611.5231/720: Telegram
The Chargé in Spain (Crosby) to the Secretary of State
[Received May 20—4:57 p.m.]
39. Reference my No. 37, May 9, 3 p.m.; at his request I called on the Undersecretary of State this morning who, while explaining [Page 547] the difficult situation in which his Government would find itself by granting us most-favored-nation treatment and receiving no specific concessions for Spanish products in return, handed me an informal memorandum of which the following is a translation:
“The pressure exercised by the 400 winegrowers of Almeria who have been in Madrid, the publicity given to their efforts, the justice of their demands and the grave crisis which they are going through make it difficult for the Government of the Republic to concede most-favored-nation treatment to the products in the list which the Government of the United States will present while, in exchange for this important concession on our part, so beneficial for North America, the admission of the Almeria grape into that country (even under the phytopathological regimen similar to that applied to Florida and Argentina) and the concessions for cork, are not granted.”
From the outset the Ministry of State has evinced its good faith and desire to settle the matter to our satisfaction.
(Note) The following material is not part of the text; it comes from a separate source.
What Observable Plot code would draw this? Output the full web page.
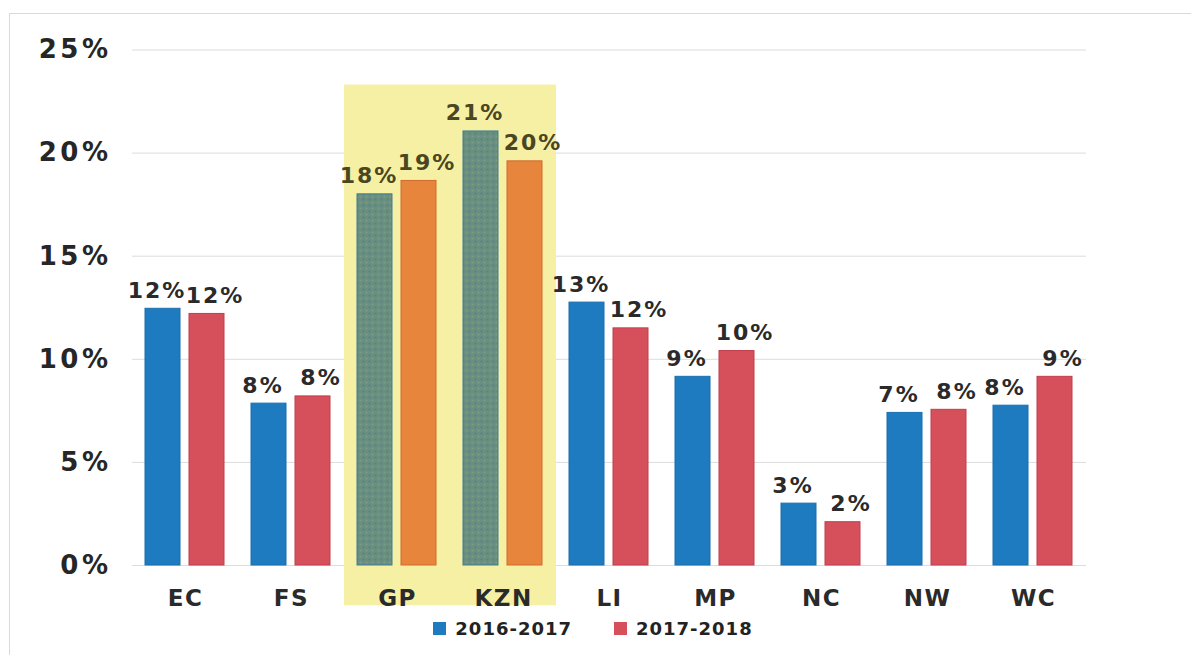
<!DOCTYPE html>
<html>
<head>
<meta charset="utf-8">
<script src="https://cdn.jsdelivr.net/npm/d3@7"></script>
<script src="https://cdn.jsdelivr.net/npm/@observablehq/plot@0.6"></script>
<style>
  html, body { margin: 0; padding: 0; background: #ffffff; }
  body { width: 1191px; height: 655px; position: relative; overflow: hidden; font-family: "DejaVu Sans", Verdana, sans-serif; }
  #frame { position: absolute; left: 9px; top: 13px; width: 1200px; height: 700px; border: 1px solid #d9d9d9; box-sizing: border-box; }
  #chart { position: absolute; left: 0; top: 0; }
  #chart svg g[aria-label="y-axis tick label"] text { letter-spacing: 3.5px; }
  #chart svg g[aria-label="fx-axis tick label"] text { letter-spacing: 1.5px; }
  #chart svg g[aria-label="text"] text { letter-spacing: 2px; }
  #legend { position: absolute; top: 618px; left: 0; width: 1186px; display: flex; justify-content: center; gap: 42px;
            font-weight: bold; font-size: 18px; letter-spacing: 1px; color: #222; }
  #legend .item { display: flex; align-items: center; gap: 9px; }
  #legend .sw { width: 13px; height: 13px; display: inline-block; }
</style>
</head>
<body>
<svg width="0" height="0" style="position:absolute">
  <defs>
    <pattern id="dots" width="6" height="6" patternUnits="userSpaceOnUse">
      <rect width="6" height="6" fill="#688f82"/>
      <circle cx="1.5" cy="1.5" r="1" fill="#52808c"/>
      <circle cx="4.5" cy="4.5" r="1" fill="#7e9d7c"/>
    </pattern>
  </defs>
</svg>
<div id="frame"></div>
<div id="chart"></div>
<div id="legend"></div>
<script>
const categories = ["EC", "FS", "GP", "KZN", "LI", "MP", "NC", "NW", "WC"];
const series = ["2016-2017", "2017-2018"];
const values2016 = [12.45, 7.85, 18.0, 21.05, 12.75, 9.15, 3.0, 7.4, 7.75];
const values2017 = [12.2, 8.2, 18.65, 19.6, 11.5, 10.4, 2.1, 7.55, 9.15];
const highlighted = ["GP", "KZN"];
const yTicks = [0, 5, 10, 15, 20, 25];

const seriesColors = ["#1f7bbf", "#d6505c"];
const seriesStroke = ["#1b6fae", "#c23d4a"];
const highlightFill = ["url(#dots)", "#e8853c"];
const highlightStroke = ["#3f7c96", "#d06a2c"];
const HL_TOP = 23.3, HL_BOTTOM = -1.95;

const rows = categories.flatMap((c, i) => [
  {category: c, series: series[0], value: values2016[i]},
  {category: c, series: series[1], value: values2017[i]}
]);
const isHL = d => highlighted.includes(d.category);
const si = d => series.indexOf(d.series);

const labelMark = (s, dx) => Plot.text(rows.filter(d => d.series === s), {
  fx: "category", x: "series", y: "value",
  text: d => Math.round(d.value) + "%",
  lineAnchor: "bottom", dy: -11, dx,
  fontSize: 22, fontWeight: "bold",
  fill: d => isHL(d) ? "#4a4622" : "#2a2a2a"
});

const chart = Plot.plot({
  width: 1191,
  height: 612,
  marginLeft: 132,
  marginRight: 105,
  marginTop: 49.5,
  marginBottom: 47,
  style: {fontFamily: "'DejaVu Sans', Verdana, sans-serif", background: "transparent"},
  fx: {domain: categories, padding: 0, label: null, axis: null},
  x: {domain: series, paddingInner: 0.2, paddingOuter: 0.278, axis: null},
  y: {domain: [0, 25], axis: null, label: null},
  color: {type: "identity"},
  marks: [
    Plot.gridY(yTicks, {stroke: "#dcdcdc", strokeOpacity: 1, strokeWidth: 1}),
    Plot.rect(highlighted, {fx: d => d, y1: () => HL_BOTTOM, y2: () => HL_TOP, fill: "#f6f0a4"}),
    Plot.barY(rows, {
      fx: "category", x: "series", y: "value",
      fill: d => isHL(d) ? highlightFill[si(d)] : seriesColors[si(d)],
      stroke: d => isHL(d) ? highlightStroke[si(d)] : seriesStroke[si(d)],
      strokeWidth: 1
    }),
    labelMark(series[0], -6),
    labelMark(series[1], 8),
    Plot.axisY(yTicks, {
      tickFormat: d => d + "%", tickSize: 0, tickPadding: 21, label: null,
      fontSize: 26, fontWeight: "bold", fill: "#262626"
    }),
    Plot.axisFx({
      anchor: "bottom", tickSize: 0, tickPadding: 24, label: null,
      fontSize: 23, fontWeight: "bold", fill: "#2a2a2a"
    })
  ]
});
document.getElementById("chart").appendChild(chart);

const legend = document.getElementById("legend");
series.forEach((s, i) => {
  const item = document.createElement("div");
  item.className = "item";
  const sw = document.createElement("span");
  sw.className = "sw";
  sw.style.background = seriesColors[i];
  const label = document.createElement("span");
  label.textContent = s;
  item.appendChild(sw);
  item.appendChild(label);
  legend.appendChild(item);
});
</script>
</body>
</html>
It seems to have encountered, however, difficulties in the carrying out of this policy particularly on the part of the Ministry of Agriculture which from the beginning appears to have been averse to granting us most-favored-nation treatment with no definite concessions in return and it was for this reason that Calderon urged the speedy submission by us of a list as outlined in my No. 36, May 6, 5 p.m. The changed attitude on the part of the Ministry of State is undoubtedly the result of the very recent protest of the Almeria winegrowers mentioned in the memorandum handed me by the Undersecretary of State and possibly that of other interested elements which has strengthened the Ministry of Agriculture’s objections. The Ministry of State also expresses apprehension that the matter of Spain’s trade grievances against us may, as a result of action on the part of the interests concerned, be aired in the Cortes which would place it in particular and the Government in general in the political untenable position of having granted us an important concession with nothing in return.